Trotz Brexit: ganz klar Großbritannien, seit Jahren schon. In den 1980ern gab es dort die Disability Rights-Bewegung, daraus ist ein neues Diversitätsmanifest zur Förderung von Kultur entstanden. Anders als Deutschland ist Großbritannien nicht föderal strukturiert, das heißt, dass dieses Manifest direkt flächendeckend umgesetzt werden konnte. Alle Kulturakteur:innen sind seitdem aufgerufen, sich barrierefrei und inklusiv auszurichten.

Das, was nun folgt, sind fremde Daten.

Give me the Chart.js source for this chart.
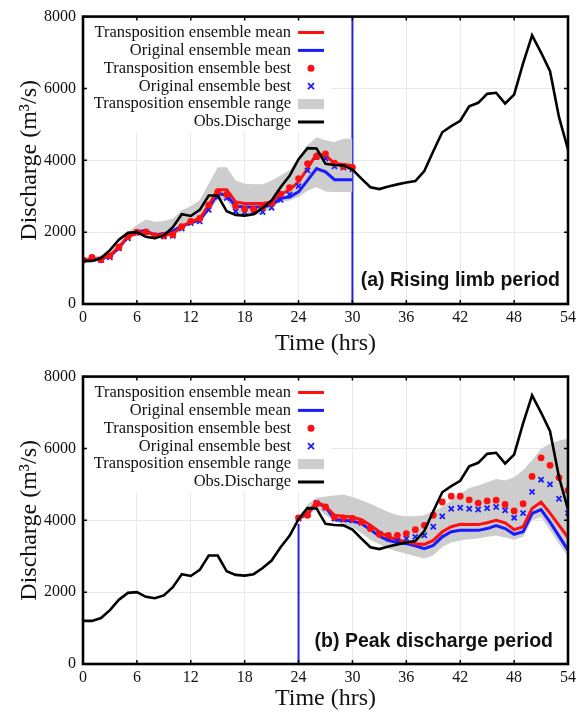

Wenn du als Kulturakteur beim Arts Council, also dem Nationalen Rat für die Künste, einen Antrag stellst, musst du auf das Thema Barrierefreiheit eingehen – und kannst Extrakosten für Barrierefreiheit beantragen, die unabhängig sind von deinen Produktionskosten. Das ist das, wofür wir auf deutscher Ebene so sehr kämpfen. Viele Punkte, die wir in dem Report fordern, werden in Großbritannien bereits seit Jahren erfolgreich umgesetzt. Hier lohnt der Blick über den Ärmelkanal – die deutsche und europäische Kulturförderlandschaft sollte sich hier ein Beispiel nehmen.